In an effort to protect the nearly extinct vaquita marina porpoise, Mexico has implemented increasingly restrictive fishing bans in the uppermost part of the Sea of Cortez, called the Upper Gulf of California. In September, new restrictions would make even the possession of prohibited nets illegal starting in late November. At the same time, payments meant to ease the burden on fishermen stopped two years ago when President Andrés Manuel López Obrador took office.

Now, Baja California Gov. Jaime Bonillas has said he’ll help fishermen become taxi drivers as a work alternative, adding that fishermen would only have to pass a drug test and pay about $650 in fees to access the needed permits.

But Lorenzo Garcia says there’s no market for hundreds of new taxi drivers in a small town like San Felipe, where he heads a local fishermen's federation.

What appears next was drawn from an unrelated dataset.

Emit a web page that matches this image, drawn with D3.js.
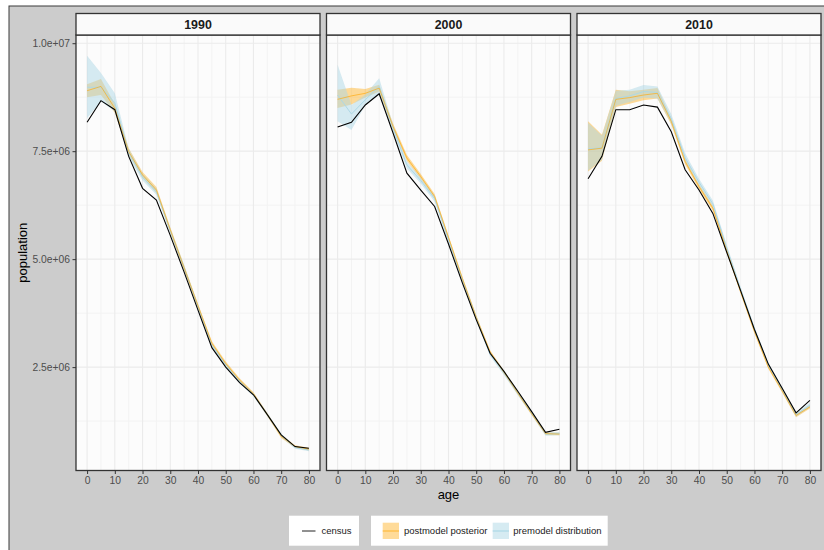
<!DOCTYPE html>
<html>
<head>
<meta charset="utf-8">
<script src="https://cdn.jsdelivr.net/npm/d3@7"></script>
<style>
  body { margin: 0; background: #ffffff; }
  svg { display: block; font-family: "Liberation Sans", Arial, Helvetica, sans-serif; }
</style>
</head>
<body>
<svg id="chart" width="824" height="550"></svg>
<script>
// ---- data (population by 5-year age group) ----
const ages = [0, 5, 10, 15, 20, 25, 30, 35, 40, 45, 50, 55, 60, 65, 70, 75, 80];
const years = ["1990", "2000", "2010"];

const census1990 = [8.17e6, 8.67e6, 8.46e6, 7.38e6, 6.64e6, 6.37e6, 5.55e6, 4.70e6, 3.82e6, 2.95e6, 2.50e6, 2.14e6, 1.86e6, 1.40e6, 0.93e6, 0.66e6, 0.62e6];
const postMean1990 = [8.90e6, 9.00e6, 8.49e6, 7.49e6, 6.95e6, 6.60e6, 5.68e6, 4.80e6, 3.92e6, 3.05e6, 2.58e6, 2.20e6, 1.88e6, 1.40e6, 0.90e6, 0.66e6, 0.60e6];
const postLo1990 = [8.75e6, 8.80e6, 8.39e6, 7.41e6, 6.88e6, 6.53e6, 5.62e6, 4.74e6, 3.87e6, 3.00e6, 2.53e6, 2.16e6, 1.84e6, 1.36e6, 0.86e6, 0.63e6, 0.57e6];
const postHi1990 = [9.05e6, 9.17e6, 8.59e6, 7.57e6, 7.02e6, 6.67e6, 5.74e6, 4.86e6, 3.97e6, 3.10e6, 2.63e6, 2.24e6, 1.92e6, 1.44e6, 0.94e6, 0.69e6, 0.63e6];
const preMean1990 = [8.98e6, 8.98e6, 8.62e6, 7.46e6, 6.90e6, 6.56e6, 5.66e6, 4.80e6, 3.90e6, 3.01e6, 2.55e6, 2.17e6, 1.86e6, 1.40e6, 0.92e6, 0.64e6, 0.58e6];
const preLo1990 = [8.26e6, 8.65e6, 8.42e6, 7.36e6, 6.82e6, 6.49e6, 5.60e6, 4.74e6, 3.85e6, 2.96e6, 2.51e6, 2.13e6, 1.82e6, 1.36e6, 0.88e6, 0.61e6, 0.55e6];
const preHi1990 = [9.71e6, 9.31e6, 8.84e6, 7.56e6, 6.98e6, 6.63e6, 5.72e6, 4.86e6, 3.95e6, 3.06e6, 2.59e6, 2.21e6, 1.90e6, 1.44e6, 0.96e6, 0.67e6, 0.61e6];

const census2000 = [8.06e6, 8.17e6, 8.57e6, 8.83e6, 7.92e6, 6.99e6, 6.60e6, 6.22e6, 5.35e6, 4.45e6, 3.60e6, 2.82e6, 2.40e6, 1.94e6, 1.47e6, 0.99e6, 1.06e6];
const postMean2000 = [8.70e6, 8.78e6, 8.84e6, 8.96e6, 8.07e6, 7.34e6, 6.91e6, 6.45e6, 5.50e6, 4.55e6, 3.65e6, 2.85e6, 2.38e6, 1.90e6, 1.42e6, 0.96e6, 0.95e6];
const postLo2000 = [8.50e6, 8.58e6, 8.74e6, 8.88e6, 8.00e6, 7.27e6, 6.85e6, 6.39e6, 5.45e6, 4.50e6, 3.60e6, 2.81e6, 2.34e6, 1.86e6, 1.39e6, 0.93e6, 0.92e6];
const postHi2000 = [8.92e6, 8.97e6, 8.94e6, 9.04e6, 8.14e6, 7.41e6, 6.97e6, 6.51e6, 5.55e6, 4.60e6, 3.70e6, 2.89e6, 2.42e6, 1.94e6, 1.45e6, 0.99e6, 0.98e6];
const preMean2000 = [8.80e6, 8.36e6, 8.69e6, 9.00e6, 8.03e6, 7.18e6, 6.82e6, 6.40e6, 5.45e6, 4.52e6, 3.64e6, 2.80e6, 2.37e6, 1.90e6, 1.44e6, 0.95e6, 0.96e6];
const preLo2000 = [8.19e6, 7.99e6, 8.57e6, 8.80e6, 7.94e6, 7.10e6, 6.75e6, 6.33e6, 5.39e6, 4.46e6, 3.58e6, 2.75e6, 2.32e6, 1.85e6, 1.39e6, 0.91e6, 0.92e6];
const preHi2000 = [9.50e6, 8.57e6, 8.81e6, 9.19e6, 8.12e6, 7.26e6, 6.89e6, 6.47e6, 5.51e6, 4.58e6, 3.70e6, 2.85e6, 2.42e6, 1.95e6, 1.49e6, 0.99e6, 1.00e6];

const census2010 = [6.86e6, 7.38e6, 8.46e6, 8.46e6, 8.57e6, 8.52e6, 7.95e6, 7.07e6, 6.60e6, 6.06e6, 5.16e6, 4.27e6, 3.37e6, 2.57e6, 2.01e6, 1.44e6, 1.73e6];
const postMean2010 = [7.53e6, 7.57e6, 8.70e6, 8.74e6, 8.80e6, 8.84e6, 8.19e6, 7.26e6, 6.68e6, 6.18e6, 5.20e6, 4.25e6, 3.33e6, 2.50e6, 1.95e6, 1.38e6, 1.58e6];
const postLo2010 = [7.03e6, 7.28e6, 8.52e6, 8.60e6, 8.68e6, 8.72e6, 8.11e6, 7.19e6, 6.62e6, 6.12e6, 5.15e6, 4.20e6, 3.28e6, 2.46e6, 1.91e6, 1.34e6, 1.54e6];
const postHi2010 = [8.19e6, 7.88e6, 8.92e6, 8.89e6, 8.92e6, 8.96e6, 8.27e6, 7.33e6, 6.74e6, 6.24e6, 5.25e6, 4.30e6, 3.38e6, 2.54e6, 1.99e6, 1.42e6, 1.62e6];
const preMean2010 = [7.55e6, 7.58e6, 8.72e6, 8.78e6, 8.88e6, 8.86e6, 8.25e6, 7.35e6, 6.78e6, 6.28e6, 5.26e6, 4.30e6, 3.38e6, 2.55e6, 1.98e6, 1.40e6, 1.62e6];
const preLo2010 = [7.05e6, 7.30e6, 8.55e6, 8.64e6, 8.74e6, 8.72e6, 8.14e6, 7.26e6, 6.70e6, 6.20e6, 5.19e6, 4.24e6, 3.32e6, 2.50e6, 1.93e6, 1.35e6, 1.57e6];
const preHi2010 = [8.16e6, 7.86e6, 8.90e6, 8.92e6, 9.03e6, 9.00e6, 8.36e6, 7.45e6, 6.86e6, 6.36e6, 5.33e6, 4.36e6, 3.44e6, 2.60e6, 2.03e6, 1.45e6, 1.67e6];

const xTicks = [0, 10, 20, 30, 40, 50, 60, 70, 80];
const xMinor = [5, 15, 25, 35, 45, 55, 65, 75];
const yTicks = [2.5e6, 5.0e6, 7.5e6, 1.0e7];
const yMinor = [1.25e6, 3.75e6, 6.25e6, 8.75e6];
const legendLabels = ["census", "postmodel posterior", "premodel distribution"];

const panelsData = [
  { year: "1990", census: census1990, postMean: postMean1990, postLo: postLo1990, postHi: postHi1990, preMean: preMean1990, preLo: preLo1990, preHi: preHi1990 },
  { year: "2000", census: census2000, postMean: postMean2000, postLo: postLo2000, postHi: postHi2000, preMean: preMean2000, preLo: preLo2000, preHi: preHi2000 },
  { year: "2010", census: census2010, postMean: postMean2010, postLo: postLo2010, postHi: postHi2010, preMean: preMean2010, preLo: preLo2010, preHi: preHi2010 }
];

// ---- layout ----
const svg = d3.select("#chart");
const W = 824, H = 550;
const panelLefts = [76, 326.5, 577];
const panelW = 244;
const panelTop = 35, panelBottom = 470.5, stripTop = 13.5;

const colors = {
  outer: "#cccccc",
  panelBg: "#fcfcfc",
  gridMajor: "#ebebeb",
  gridMinor: "#f3f3f3",
  border: "#333333",
  tickText: "#4d4d4d",
  post: "#ffa500",
  pre: "#add8e6"
};

// outer plot background with frame
svg.append("rect").attr("x", 9).attr("y", 6).attr("width", W - 8).attr("height", H - 5)
  .attr("fill", colors.outer).attr("stroke", "#3a3a3a").attr("stroke-width", 1);

const y = d3.scaleLinear().domain([0.106e6, 10.19e6]).range([panelBottom, panelTop]);

function sci(v) {
  const parts = v.toExponential(1).split("e");
  const e = parts[1];
  return parts[0] + "e" + e[0] + e.slice(1).padStart(2, "0");
}

const area = (xs, lo, hi) => d3.area()
  .x((d, i) => xs(ages[i]))
  .y0((d, i) => y(lo[i]))
  .y1((d, i) => y(hi[i]));
const line = (xs, vals) => d3.line()
  .x((d, i) => xs(ages[i]))
  .y((d, i) => y(vals[i]));

panelsData.forEach((p, k) => {
  const left = panelLefts[k];
  const x = d3.scaleLinear().domain([-4, 84]).range([left, left + panelW]);
  const g = svg.append("g");

  // panel background
  g.append("rect").attr("x", left).attr("y", panelTop).attr("width", panelW)
    .attr("height", panelBottom - panelTop).attr("fill", colors.panelBg);

  // grid
  g.selectAll(".gxm").data(xMinor).join("line")
    .attr("x1", d => x(d)).attr("x2", d => x(d)).attr("y1", panelTop).attr("y2", panelBottom)
    .attr("stroke", colors.gridMinor).attr("stroke-width", 1);
  g.selectAll(".gym").data(yMinor).join("line")
    .attr("y1", d => y(d)).attr("y2", d => y(d)).attr("x1", left).attr("x2", left + panelW)
    .attr("stroke", colors.gridMinor).attr("stroke-width", 1);
  g.selectAll(".gx").data(xTicks).join("line")
    .attr("x1", d => x(d)).attr("x2", d => x(d)).attr("y1", panelTop).attr("y2", panelBottom)
    .attr("stroke", colors.gridMajor).attr("stroke-width", 1.1);
  g.selectAll(".gy").data(yTicks).join("line")
    .attr("y1", d => y(d)).attr("y2", d => y(d)).attr("x1", left).attr("x2", left + panelW)
    .attr("stroke", colors.gridMajor).attr("stroke-width", 1.1);

  // bands: posterior first, premodel distribution over it
  g.append("path").attr("d", area(x, p.postLo, p.postHi)(ages))
    .attr("fill", colors.post).attr("fill-opacity", 0.4);
  g.append("path").attr("d", area(x, p.preLo, p.preHi)(ages))
    .attr("fill", colors.pre).attr("fill-opacity", 0.5);

  // lines
  g.append("path").attr("d", line(x, p.preMean)(ages))
    .attr("fill", "none").attr("stroke", colors.pre).attr("stroke-width", 1);
  g.append("path").attr("d", line(x, p.postMean)(ages))
    .attr("fill", "none").attr("stroke", colors.post).attr("stroke-opacity", 0.6).attr("stroke-width", 1);
  g.append("path").attr("d", line(x, p.census)(ages))
    .attr("fill", "none").attr("stroke", "#000000").attr("stroke-width", 1.1);

  // panel border
  g.append("rect").attr("x", left).attr("y", panelTop).attr("width", panelW)
    .attr("height", panelBottom - panelTop).attr("fill", "none")
    .attr("stroke", colors.border).attr("stroke-width", 1.3);

  // strip
  g.append("rect").attr("x", left).attr("y", stripTop).attr("width", panelW)
    .attr("height", panelTop - stripTop).attr("fill", "#fafafa")
    .attr("stroke", colors.border).attr("stroke-width", 1.3);
  g.append("text").attr("x", left + panelW / 2).attr("y", (stripTop + panelTop) / 2 + 4.3)
    .attr("text-anchor", "middle").attr("font-size", 12.4).attr("font-weight", "bold")
    .attr("fill", "#1a1a1a").text(p.year);

  // x axis
  const xa = g.append("g").attr("transform", `translate(0,${panelBottom})`)
    .call(d3.axisBottom(x).tickValues(xTicks).tickSize(3.5).tickPadding(2.5).tickFormat(d3.format("d")));
  xa.select(".domain").remove();
  xa.selectAll(".tick line").attr("stroke", colors.border);
  xa.selectAll("text").attr("fill", colors.tickText).attr("font-size", 10.3)
    .attr("font-family", '"Liberation Sans", Arial, sans-serif');

  // y axis only on the first panel
  if (k === 0) {
    const ya = g.append("g").attr("transform", `translate(${left},0)`)
      .call(d3.axisLeft(y).tickValues(yTicks).tickSize(3.5).tickPadding(2.5).tickFormat(sci));
    ya.select(".domain").remove();
    ya.selectAll(".tick line").attr("stroke", colors.border);
    ya.selectAll("text").attr("fill", colors.tickText).attr("font-size", 10.3)
      .attr("font-family", '"Liberation Sans", Arial, sans-serif');
  }
});

// axis titles
svg.append("text").attr("x", (panelLefts[0] + panelLefts[2] + panelW) / 2).attr("y", 498.5)
  .attr("text-anchor", "middle").attr("font-size", 13).attr("fill", "#000").text("age");
svg.append("text").attr("transform", `translate(27,${(panelTop + panelBottom) / 2}) rotate(-90)`)
  .attr("text-anchor", "middle").attr("font-size", 13).attr("fill", "#000").text("population");

// legend
const lg = svg.append("g");
lg.append("rect").attr("x", 289).attr("y", 515.7).attr("width", 70).attr("height", 30).attr("fill", "#ffffff");
lg.append("rect").attr("x", 371).attr("y", 515.7).attr("width", 236.7).attr("height", 30).attr("fill", "#ffffff");

lg.append("line").attr("x1", 302).attr("x2", 315.5).attr("y1", 531).attr("y2", 531)
  .attr("stroke", "#222").attr("stroke-width", 1);
lg.append("text").attr("x", 321.5).attr("y", 534.3).attr("font-size", 9.5).attr("fill", "#1a1a1a").text(legendLabels[0]);

lg.append("rect").attr("x", 382.7).attr("y", 522.7).attr("width", 16.3).attr("height", 16.3)
  .attr("fill", colors.post).attr("fill-opacity", 0.4);
lg.append("line").attr("x1", 382.7).attr("x2", 399).attr("y1", 531).attr("y2", 531)
  .attr("stroke", colors.post).attr("stroke-opacity", 0.6).attr("stroke-width", 1.2);
lg.append("text").attr("x", 404).attr("y", 534.3).attr("font-size", 9.5).attr("fill", "#1a1a1a").text(legendLabels[1]);

lg.append("rect").attr("x", 492.7).attr("y", 522.7).attr("width", 16.3).attr("height", 16.3)
  .attr("fill", colors.pre).attr("fill-opacity", 0.5);
lg.append("line").attr("x1", 492.7).attr("x2", 509).attr("y1", 531).attr("y2", 531)
  .attr("stroke", colors.pre).attr("stroke-width", 1.2);
lg.append("text").attr("x", 513.3).attr("y", 534.3).attr("font-size", 9.5).attr("fill", "#1a1a1a").text(legendLabels[2]);
</script>
</body>
</html>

"They're going to give us 600 taxis in San Felipe," he said with a laugh. "I don't see that as a real option."

Instead, he said, fishermen in the upper gulf will continue using their nets, unless government officials can provide a reasonable alternative. Fishermen in this region, he said, have repeatedly agreed to consider alternative options to the gillnets they currently use to catch shrimp and other fish. But the options

 

© Arizona Board of Regents

Theme(s): Fisheries Resources.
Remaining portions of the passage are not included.